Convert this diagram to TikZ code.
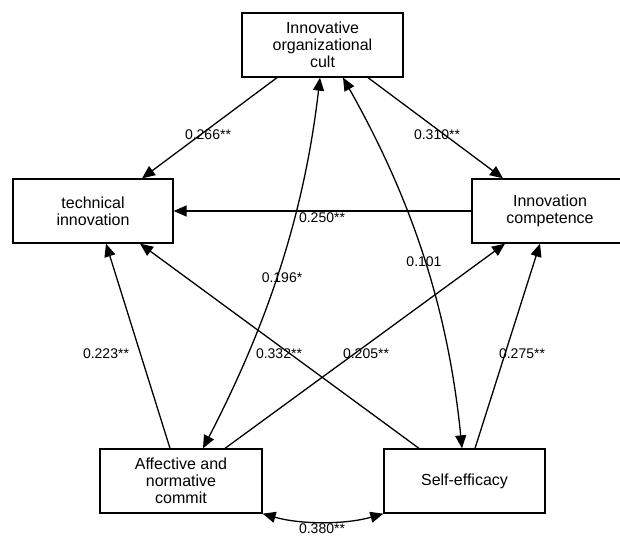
\documentclass[tikz,border=0pt]{standalone}
\usepackage{fontspec}
\setmainfont{Liberation Sans}
\usetikzlibrary{arrows.meta}
\begin{document}
\begin{tikzpicture}[x=1pt,y=-1pt,
  box/.style={draw,line width=1.3pt,rectangle,inner sep=0pt,align=center,
    font=\fontsize{16}{17}\selectfont},
  conn/.style={line width=1.3pt,-{Triangle[length=13pt,width=11pt]}},
  both/.style={line width=1.3pt,{Triangle[length=13pt,width=11pt]}-{Triangle[length=13pt,width=11pt]}},
  lab/.style={font=\fontsize{14}{15}\selectfont,inner sep=0pt}]
\clip (0,0) rectangle (620,537);
\fill[white] (0,0) rectangle (620,537);
% boxes
\node[box,minimum width=161pt,minimum height=64pt] (top) at (322.5,45) {Innovative\\organizational\\cult};
\node[box,minimum width=160pt,minimum height=64pt] (tech) at (93,211) {technical\\innovation};
\node[box,minimum width=159pt,minimum height=64pt] (comp) at (551.5,211) {\hspace*{-3pt}Innovation\\\hspace*{-3pt}competence};
\node[box,minimum width=162pt,minimum height=64pt] (aff) at (181,481) {Affective and\\normative\\commit};
\node[box,minimum width=161pt,minimum height=64pt] (self) at (464.5,481) {Self-efficacy};
% connectors
\draw[conn] ([xshift=-45.5pt]top.south) -- ([xshift=49pt]tech.north);
\draw[conn] ([xshift=45.5pt]top.south) -- ([xshift=-48.5pt]comp.north);
\draw[conn] (comp.west) -- (tech.east);
\draw[both] ([xshift=22pt]aff.north) .. controls +(68,-131) and +(-15,130) .. ([xshift=-2.5pt]top.south);
\draw[both] ([xshift=20.5pt]top.south) .. controls +(74,131) and +(-13,-130) .. ([xshift=-2.5pt]self.north);
\draw[conn] ([xshift=-45.5pt]self.north) -- ([xshift=47pt]tech.south);
\draw[conn] ([xshift=44pt]aff.north) -- ([xshift=-46.5pt]comp.south);
\draw[conn] ([xshift=-11pt]aff.north) -- ([xshift=13pt]tech.south);
\draw[conn] ([xshift=10.5pt]self.north) -- ([xshift=-11.5pt]comp.south);
\draw[both] (aff.south east) .. controls +(38,11) and +(-38,11) .. (self.south west);
% labels
\node[lab] (l1) at (208,135) {0.266**};
\node[lab] (l2) at (437,135) {0.310**};
\node[lab] (l3) at (322,218) {0.250**};
\node[lab] (l4) at (282,278) {0.196*};
\node[lab] (l5) at (424,262) {0.101};
\node[lab] (l6) at (279,354) {0.332**};
\node[lab] (l7) at (366,354) {0.205**};
\node[lab] (l8) at (106,354) {0.223**};
\node[lab] (l9) at (522,354) {0.275**};
\node[lab] (l10) at (322,529) {0.380**};
\end{tikzpicture}
\end{document}
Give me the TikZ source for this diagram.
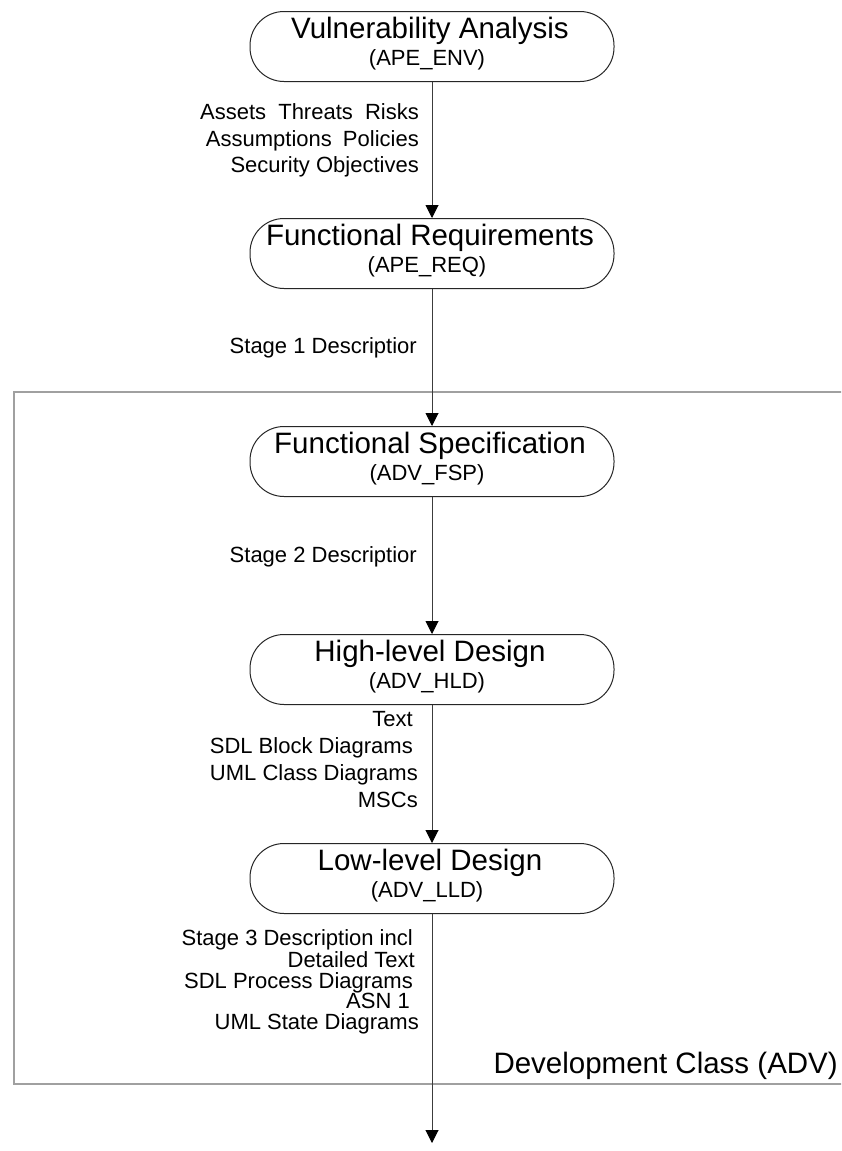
\documentclass[tikz,border=0pt]{standalone}
\usepackage{fontspec}
\setmainfont{Liberation Sans}
\usetikzlibrary{arrows.meta}
\definecolor{framegray}{RGB}{160,160,160}
\definecolor{linegray}{RGB}{60,60,60}
\begin{document}
\begin{tikzpicture}[x=1pt,y=-1pt,
  stagebox/.style={draw=black!85,line width=1pt,rounded corners=34pt,minimum width=364pt,minimum height=70pt,inner sep=0pt,anchor=north},
  ttl/.style={anchor=base,inner sep=0pt,font=\fontsize{29.5}{34}\selectfont},
  sub/.style={anchor=base,inner sep=0pt,font=\fontsize{22}{26}\selectfont},
  lbl/.style={anchor=base east,inner sep=0pt,font=\fontsize{22}{26}\selectfont},
  flow/.style={draw=linegray,line width=1pt,-{Triangle[length=13pt,width=13pt,color=black,fill=black]}},
  frameline/.style={draw=framegray,line width=2pt}]
\clip (0,0) rectangle (841,1151);
\fill[white] (0,0) rectangle (841,1151);
% development class frame (open to the right)
\draw[frameline] (870,392) -- (14,392) -- (14,1084) -- (870,1084);
\node[lbl,font=\fontsize{29.5}{34}\selectfont] (advlbl) at (838,1073.5) {Development Class (ADV)};
% stages
\node[stagebox] (va) at (432,11) {};
\node[ttl] (vat) at (430,38.5) {Vulnerability Analysis};
\node[sub] (vas) at (427,65.5) {(APE\_ENV)};
\node[stagebox] (fr) at (432,218) {};
\node[ttl] (frt) at (430,245.5) {Functional Requirements};
\node[sub] (frs) at (427,272.5) {(APE\_REQ)};
\node[stagebox] (fsp) at (432,426) {};
\node[ttl] (fspt) at (430,453.5) {Functional Specification};
\node[sub] (fsps) at (427,480.5) {(ADV\_FSP)};
\node[stagebox] (hld) at (432,634) {};
\node[ttl] (hldt) at (430,661.5) {High-level Design};
\node[sub] (hlds) at (427,688.5) {(ADV\_HLD)};
\node[stagebox] (lld) at (432,843) {};
\node[ttl] (lldt) at (430,870.5) {Low-level Design};
\node[sub] (llds) at (427,897.5) {(ADV\_LLD)};
\coordinate (out) at (432,1143);
% connectors
\draw[flow] (va.south) -- (fr.north);
\draw[flow] (fr.south) -- (fsp.north);
\draw[flow] (fsp.south) -- (hld.north);
\draw[flow] (hld.south) -- (lld.north);
\draw[flow] (lld.south) -- (out);
% connector labels
\node[lbl] (a1) at (419,119.5) {Assets\hspace{6pt} Threats\hspace{6pt} Risks};
\node[lbl] (a2) at (419,146) {Assumptions\hspace{5pt} Policies};
\node[lbl] (a3) at (419,172.5) {Security Objectives};
\node[lbl] (b1) at (417,353) {Stage 1 Descriptior};
\node[lbl] (c1) at (417,562) {Stage 2 Descriptior};
\node[lbl] (d1) at (413,726) {Text};
\node[lbl] (d2) at (413,753) {SDL Block Diagrams};
\node[lbl] (d3) at (418,780) {UML Class Diagrams};
\node[lbl] (d4) at (418,807) {MSCs};
\node[lbl] (e1) at (413,945) {Stage 3 Description incl};
\node[lbl] (e2) at (415,967) {Detailed Text};
\node[lbl] (e3) at (413,988) {SDL Process Diagrams};
\node[lbl] (e4) at (410,1008) {ASN 1};
\node[lbl] (e5) at (419,1029) {UML State Diagrams};
\end{tikzpicture}
\end{document}
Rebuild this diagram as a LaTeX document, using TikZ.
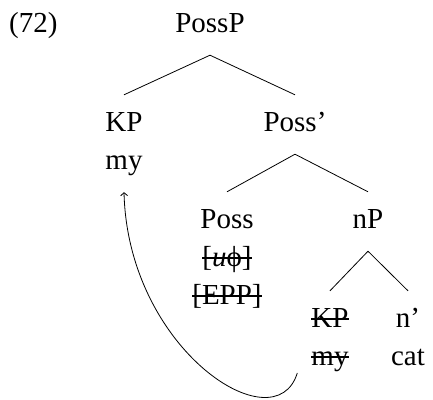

WHAT YOU NEED TO DO: Without the pictures, output the full listing exactly as it stands.

SOLUTION FOR THIS EXERCISE:
Convert this diagram to TikZ code.
\documentclass[tikz,border=0pt]{standalone}
\usepackage{fontspec}
\setmainfont{Liberation Sans}
\usetikzlibrary{arrows.meta}
\begin{document}
\begin{tikzpicture}[x=1pt,y=-1pt,
  box/.style={draw,line width=1.3pt,rectangle,inner sep=0pt,align=center,
    font=\fontsize{16}{17}\selectfont},
  conn/.style={line width=1.3pt,-{Triangle[length=13pt,width=11pt]}},
  both/.style={line width=1.3pt,{Triangle[length=13pt,width=11pt]}-{Triangle[length=13pt,width=11pt]}},
  lab/.style={font=\fontsize{14}{15}\selectfont,inner sep=0pt}]
\clip (0,0) rectangle (620,537);
\fill[white] (0,0) rectangle (620,537);
% boxes
\node[box,minimum width=161pt,minimum height=64pt] (top) at (322.5,45) {Innovative\\organizational\\cult};
\node[box,minimum width=160pt,minimum height=64pt] (tech) at (93,211) {technical\\innovation};
\node[box,minimum width=159pt,minimum height=64pt] (comp) at (551.5,211) {\hspace*{-3pt}Innovation\\\hspace*{-3pt}competence};
\node[box,minimum width=162pt,minimum height=64pt] (aff) at (181,481) {Affective and\\normative\\commit};
\node[box,minimum width=161pt,minimum height=64pt] (self) at (464.5,481) {Self-efficacy};
% connectors
\draw[conn] ([xshift=-45.5pt]top.south) -- ([xshift=49pt]tech.north);
\draw[conn] ([xshift=45.5pt]top.south) -- ([xshift=-48.5pt]comp.north);
\draw[conn] (comp.west) -- (tech.east);
\draw[both] ([xshift=22pt]aff.north) .. controls +(68,-131) and +(-15,130) .. ([xshift=-2.5pt]top.south);
\draw[both] ([xshift=20.5pt]top.south) .. controls +(74,131) and +(-13,-130) .. ([xshift=-2.5pt]self.north);
\draw[conn] ([xshift=-45.5pt]self.north) -- ([xshift=47pt]tech.south);
\draw[conn] ([xshift=44pt]aff.north) -- ([xshift=-46.5pt]comp.south);
\draw[conn] ([xshift=-11pt]aff.north) -- ([xshift=13pt]tech.south);
\draw[conn] ([xshift=10.5pt]self.north) -- ([xshift=-11.5pt]comp.south);
\draw[both] (aff.south east) .. controls +(38,11) and +(-38,11) .. (self.south west);
% labels
\node[lab] (l1) at (208,135) {0.266**};
\node[lab] (l2) at (437,135) {0.310**};
\node[lab] (l3) at (322,218) {0.250**};
\node[lab] (l4) at (282,278) {0.196*};
\node[lab] (l5) at (424,262) {0.101};
\node[lab] (l6) at (279,354) {0.332**};
\node[lab] (l7) at (366,354) {0.205**};
\node[lab] (l8) at (106,354) {0.223**};
\node[lab] (l9) at (522,354) {0.275**};
\node[lab] (l10) at (322,529) {0.380**};
\end{tikzpicture}
\end{document}
Give me the TikZ source for this diagram.
\documentclass[tikz,border=0pt]{standalone}
\usepackage{fontspec}
\setmainfont{Liberation Sans}
\usetikzlibrary{arrows.meta}
\definecolor{framegray}{RGB}{160,160,160}
\definecolor{linegray}{RGB}{60,60,60}
\begin{document}
\begin{tikzpicture}[x=1pt,y=-1pt,
  stagebox/.style={draw=black!85,line width=1pt,rounded corners=34pt,minimum width=364pt,minimum height=70pt,inner sep=0pt,anchor=north},
  ttl/.style={anchor=base,inner sep=0pt,font=\fontsize{29.5}{34}\selectfont},
  sub/.style={anchor=base,inner sep=0pt,font=\fontsize{22}{26}\selectfont},
  lbl/.style={anchor=base east,inner sep=0pt,font=\fontsize{22}{26}\selectfont},
  flow/.style={draw=linegray,line width=1pt,-{Triangle[length=13pt,width=13pt,color=black,fill=black]}},
  frameline/.style={draw=framegray,line width=2pt}]
\clip (0,0) rectangle (841,1151);
\fill[white] (0,0) rectangle (841,1151);
% development class frame (open to the right)
\draw[frameline] (870,392) -- (14,392) -- (14,1084) -- (870,1084);
\node[lbl,font=\fontsize{29.5}{34}\selectfont] (advlbl) at (838,1073.5) {Development Class (ADV)};
% stages
\node[stagebox] (va) at (432,11) {};
\node[ttl] (vat) at (430,38.5) {Vulnerability Analysis};
\node[sub] (vas) at (427,65.5) {(APE\_ENV)};
\node[stagebox] (fr) at (432,218) {};
\node[ttl] (frt) at (430,245.5) {Functional Requirements};
\node[sub] (frs) at (427,272.5) {(APE\_REQ)};
\node[stagebox] (fsp) at (432,426) {};
\node[ttl] (fspt) at (430,453.5) {Functional Specification};
\node[sub] (fsps) at (427,480.5) {(ADV\_FSP)};
\node[stagebox] (hld) at (432,634) {};
\node[ttl] (hldt) at (430,661.5) {High-level Design};
\node[sub] (hlds) at (427,688.5) {(ADV\_HLD)};
\node[stagebox] (lld) at (432,843) {};
\node[ttl] (lldt) at (430,870.5) {Low-level Design};
\node[sub] (llds) at (427,897.5) {(ADV\_LLD)};
\coordinate (out) at (432,1143);
% connectors
\draw[flow] (va.south) -- (fr.north);
\draw[flow] (fr.south) -- (fsp.north);
\draw[flow] (fsp.south) -- (hld.north);
\draw[flow] (hld.south) -- (lld.north);
\draw[flow] (lld.south) -- (out);
% connector labels
\node[lbl] (a1) at (419,119.5) {Assets\hspace{6pt} Threats\hspace{6pt} Risks};
\node[lbl] (a2) at (419,146) {Assumptions\hspace{5pt} Policies};
\node[lbl] (a3) at (419,172.5) {Security Objectives};
\node[lbl] (b1) at (417,353) {Stage 1 Descriptior};
\node[lbl] (c1) at (417,562) {Stage 2 Descriptior};
\node[lbl] (d1) at (413,726) {Text};
\node[lbl] (d2) at (413,753) {SDL Block Diagrams};
\node[lbl] (d3) at (418,780) {UML Class Diagrams};
\node[lbl] (d4) at (418,807) {MSCs};
\node[lbl] (e1) at (413,945) {Stage 3 Description incl};
\node[lbl] (e2) at (415,967) {Detailed Text};
\node[lbl] (e3) at (413,988) {SDL Process Diagrams};
\node[lbl] (e4) at (410,1008) {ASN 1};
\node[lbl] (e5) at (419,1029) {UML State Diagrams};
\end{tikzpicture}
\end{document}
Rebuild this diagram as a LaTeX document, using TikZ.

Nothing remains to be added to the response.